En mars et avril 2025, des discussions devraient être finalisées au sein de l’Organisation maritime internationale (OMI) des Nations unies sur les mesures globales à adopter pour éliminer progressivement les émissions de gaz à effet de serre (GES) du secteur du transport maritime. L’OMI a promis d’adopter une certaine forme de tarification des GES, un prélèvement étant le mécanisme le plus soutenu et qui, s’il était adopté, constituerait un exemple sans précédent en tant que premier prélèvement mondial de ce type.
« Ces chiffres devraient constituer un avertissement sévère au moment où les États membres du monde entier se réunissent à l’Organisation maritime internationale (OMI) pour discuter de la possibilité d’une taxe sur les émissions du transport maritime international. Le secteur du transport maritime produit actuellement 1 milliard de tonnes d’émissions de gaz à effet de serre chaque année, et pourtant il continue d’éviter de payer des taxes équitables. Il a aujourd’hui l’occasion unique de remédier à cette situation en devenant le premier secteur à introduire une taxe mondiale et à collecter des recettes qui pourraient être affectées à la lutte contre les pires effets du changement climatique dans les pays vulnérables à ce phénomène », insiste Aoife O’Leary, PDG et fondatrice d’Opportunity Green.

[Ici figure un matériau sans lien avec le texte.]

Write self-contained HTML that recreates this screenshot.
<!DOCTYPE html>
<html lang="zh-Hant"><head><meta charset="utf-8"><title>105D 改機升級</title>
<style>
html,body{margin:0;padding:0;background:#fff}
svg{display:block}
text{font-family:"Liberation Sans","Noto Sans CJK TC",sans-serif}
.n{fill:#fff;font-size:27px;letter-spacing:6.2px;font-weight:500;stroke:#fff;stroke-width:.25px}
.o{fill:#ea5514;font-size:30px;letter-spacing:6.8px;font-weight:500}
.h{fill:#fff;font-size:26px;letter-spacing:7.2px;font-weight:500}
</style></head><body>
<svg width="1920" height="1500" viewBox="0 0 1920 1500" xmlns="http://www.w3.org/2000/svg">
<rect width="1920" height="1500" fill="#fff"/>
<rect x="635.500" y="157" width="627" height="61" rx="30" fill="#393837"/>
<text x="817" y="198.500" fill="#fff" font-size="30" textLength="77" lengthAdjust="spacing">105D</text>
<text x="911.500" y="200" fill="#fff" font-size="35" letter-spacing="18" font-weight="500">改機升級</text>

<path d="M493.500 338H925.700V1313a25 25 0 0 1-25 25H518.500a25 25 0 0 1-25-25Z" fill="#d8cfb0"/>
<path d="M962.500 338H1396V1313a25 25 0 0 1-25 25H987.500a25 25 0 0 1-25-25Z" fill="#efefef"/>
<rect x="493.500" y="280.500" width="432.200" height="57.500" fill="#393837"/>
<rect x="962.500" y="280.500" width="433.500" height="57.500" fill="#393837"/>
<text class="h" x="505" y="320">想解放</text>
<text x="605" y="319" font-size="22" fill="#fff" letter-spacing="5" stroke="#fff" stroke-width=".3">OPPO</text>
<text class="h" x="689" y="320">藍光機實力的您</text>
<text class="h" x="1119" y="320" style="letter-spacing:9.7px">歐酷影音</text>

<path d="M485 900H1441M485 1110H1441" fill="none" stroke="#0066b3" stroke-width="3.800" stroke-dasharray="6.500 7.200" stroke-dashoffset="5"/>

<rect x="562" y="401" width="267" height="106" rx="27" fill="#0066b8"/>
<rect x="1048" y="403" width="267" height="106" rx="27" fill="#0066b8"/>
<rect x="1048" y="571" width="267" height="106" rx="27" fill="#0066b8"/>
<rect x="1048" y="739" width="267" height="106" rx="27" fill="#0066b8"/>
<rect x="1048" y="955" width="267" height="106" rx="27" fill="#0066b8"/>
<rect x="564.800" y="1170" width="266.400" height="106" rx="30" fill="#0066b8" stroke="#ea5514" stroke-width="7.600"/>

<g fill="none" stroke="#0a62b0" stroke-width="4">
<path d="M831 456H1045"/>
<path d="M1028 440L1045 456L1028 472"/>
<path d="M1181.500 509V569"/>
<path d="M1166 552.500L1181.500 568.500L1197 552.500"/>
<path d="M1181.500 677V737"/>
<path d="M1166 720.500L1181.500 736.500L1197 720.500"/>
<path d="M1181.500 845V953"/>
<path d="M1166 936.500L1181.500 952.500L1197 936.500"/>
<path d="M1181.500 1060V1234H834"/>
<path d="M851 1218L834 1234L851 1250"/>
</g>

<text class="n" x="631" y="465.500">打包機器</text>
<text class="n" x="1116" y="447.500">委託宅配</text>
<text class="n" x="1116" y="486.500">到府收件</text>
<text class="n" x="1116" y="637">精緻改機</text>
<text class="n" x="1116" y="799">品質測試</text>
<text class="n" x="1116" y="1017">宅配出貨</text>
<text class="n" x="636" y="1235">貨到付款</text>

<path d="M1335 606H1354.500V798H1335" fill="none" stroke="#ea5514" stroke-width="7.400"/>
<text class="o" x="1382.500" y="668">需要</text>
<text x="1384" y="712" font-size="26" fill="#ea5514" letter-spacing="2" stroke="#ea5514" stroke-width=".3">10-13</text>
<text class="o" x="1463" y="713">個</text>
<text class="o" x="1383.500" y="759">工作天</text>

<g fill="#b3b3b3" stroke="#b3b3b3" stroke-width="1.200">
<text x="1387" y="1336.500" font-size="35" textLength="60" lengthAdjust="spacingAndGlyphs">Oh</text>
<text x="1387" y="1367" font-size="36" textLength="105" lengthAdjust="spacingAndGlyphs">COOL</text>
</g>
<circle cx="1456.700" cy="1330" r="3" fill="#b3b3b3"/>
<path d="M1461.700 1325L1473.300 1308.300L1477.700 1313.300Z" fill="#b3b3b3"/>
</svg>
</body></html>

Les dix plus grandes compagnies maritimes sont Moller-Maersk, CMA CGM, Hapag-Lloyd, China Cosco, Ocean Network Express, Evergreen Marine Corporation, Orient Overseas, Yang Ming Marine Transport Corporation, Wan Hai Lines et SITC.
Les dix compagnies ont été contactées pour répondre aux chiffres du rapport. Parmi elles, Wan Hai Lines, Moller-Maersk et Orient Overseas ont répondu pour confirmer l’exactitude des chiffres fournis à leur sujet. Les autres n’ont pas donné de suite.
Actuellement, la plus grande compagnie maritime du monde est MSC, une société suisse privée qui ne publie pas ses comptes. D’après des fuites reproduites dans le rapport, ses bénéfices ont suivi ceux de l’ensemble du secteur ces dernières années, passant d’un EBITDA de 6,8 milliards de dollars US en 2020 à 43 milliards de dollars US en2022. Elle est détenue à 100% par Rafaela et Gianluigi Aponte, qui ont vu leur fortune passer de 6,5 milliards d’USD en 2020 à 31,2 milliards d’USD en 2023.
En raison du manque de transparence des informations, MSC n’a pas été incluse dans ce rapport, mais il est fort probable que la tendance à des bénéfices très élevés et à des taux d’imposition effectifs très bas serait plus prononcée si elle l’avait été.